The Law Society has this week published a discussion document called “Making Employment Tribunals Work For All”, which proposes a number of ways in which the Employment Tribunal system can be improved to benefit both employers and employees. The Law Society thinks that the current system is “not working as well as it could” and that fees have created a “barrier” to genuine claimants.

The main proposals are:

  • That there is a single jurisdiction in which all employment cases could be heard. Whilst some cases can currently only be heard in the Employment Tribunal, other claims (such as breach of contract or unlawful deductions from wages) can be heard in either the County/High Court or the Employment Tribunal. The Law Society believes this choice of jurisdiction can be confusing for unrepresented claimants;
  • That employment cases are dealt with at one of four levels, depending upon complexity and value:
    • Level 1 – Document-based decision making – for simple and straightforward cases, such as unpaid wages, which can be disposed of without a hearing;
    • Level 2 – Judicial inquisitorial approach – for straightforward cases such as redundancy payments or failure to collectively consult, where some further investigation is required;
    • Level 3 – Encourage early neutral evaluation and alternative dispute resolution (ADR) – this would include the majority of claims that are currently heard in the Employment Tribunal (for example, unfair dismissal and discrimination);
    • Level 4 – Cases heard under civil litigation principles – for example, restrictive covenant cases, which are presently usually heard in the High Court.
  • The benefits of ADR should be promoted and the fee for judicial mediation should be removed.
  • Views are invited as to whether the a single employment jurisdiction should adjudicate in goods and services claims under the Equality Act.

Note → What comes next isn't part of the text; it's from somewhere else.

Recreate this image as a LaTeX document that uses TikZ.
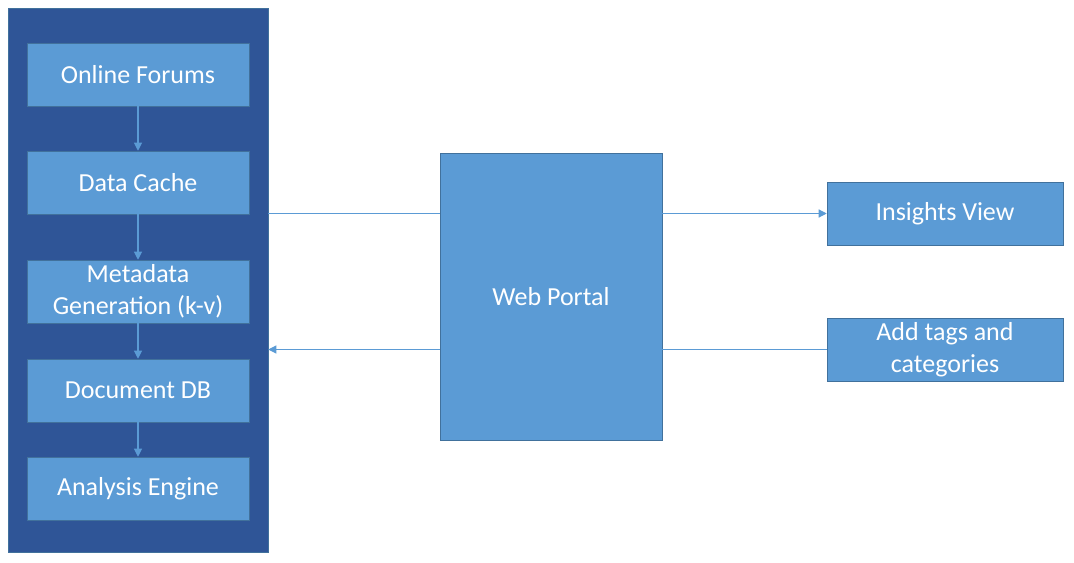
\documentclass[tikz,border=0pt]{standalone}
\usepackage{fontspec}
\setmainfont{Carlito}
\usepackage{tikz}
\usetikzlibrary{arrows.meta}
\definecolor{paneldark}{HTML}{2F5597}
\definecolor{boxblue}{HTML}{5B9BD5}
\definecolor{boxedge}{HTML}{41719C}

\begin{document}
\begin{tikzpicture}[>={Triangle[length=6pt,width=6pt]}, x=0.75pt, y=-0.75pt,
    stage/.style={draw=boxedge, fill=boxblue, text=white, align=center,
        minimum width=166.5pt, minimum height=47.25pt, inner sep=0pt,
        font=\fontsize{19.5}{24}\selectfont},
    link/.style={draw=boxblue, line width=0.8pt}]

\useasboundingbox (0,0) rectangle (1074,563);

% Bloc esquerre
\node[draw=boxedge, fill=paneldark, minimum width=195pt, minimum height=408pt,
    inner sep=0pt] (pipeline) at (138,280) {};

\node[stage] (forums)   at (138,74.5)  {Online Forums};
\node[stage] (cache)    at (138,182.5) {Data Cache};
\node[stage] (metadata) at (138,291.5) {Metadata\\Generation (k-v)};
\node[stage] (docdb)    at (138,390.5) {Document DB};
\node[stage] (analysis) at (138,488.5) {Analysis Engine};

% Portal i vistes
\node[stage, minimum height=215.25pt] (portal) at (551,296.5) {Web Portal};
\node[stage, minimum width=177pt] (insights) at (945,213.5) {Insights View};
\node[stage, minimum width=177pt] (tags) at (945,349.5) {Add tags and\\categories};

% Fletxes verticals
\draw[link, ->] (forums) -- (cache);
\draw[link, ->] (cache) -- (metadata);
\draw[link, ->] (metadata) -- (docdb);
\draw[link, ->] (docdb) -- (analysis);

% Connexions
\draw[link] (pipeline.east |- insights) -- (portal.west |- insights);
\draw[link, ->] (portal.east |- insights) -- (insights.west);
\draw[link, ->] (portal.west |- tags) -- (pipeline.east |- tags);
\draw[link] (tags.west) -- (portal.east |- tags);

\end{tikzpicture}
\end{document}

The Law Society has requested any comments on the discussion document by 30 October 2015.

Clare Moore from Gordons says “Any proposals that aim to simplify the Employment Tribunal process and to deal with cases on a more proportionate and cost-effective basis ought to be welcomed. In the event that the proposals are implemented in their current form, it will be interesting to see whether, in reality, there would be any real change as to how the vast majority of disputed cases are dealt with”.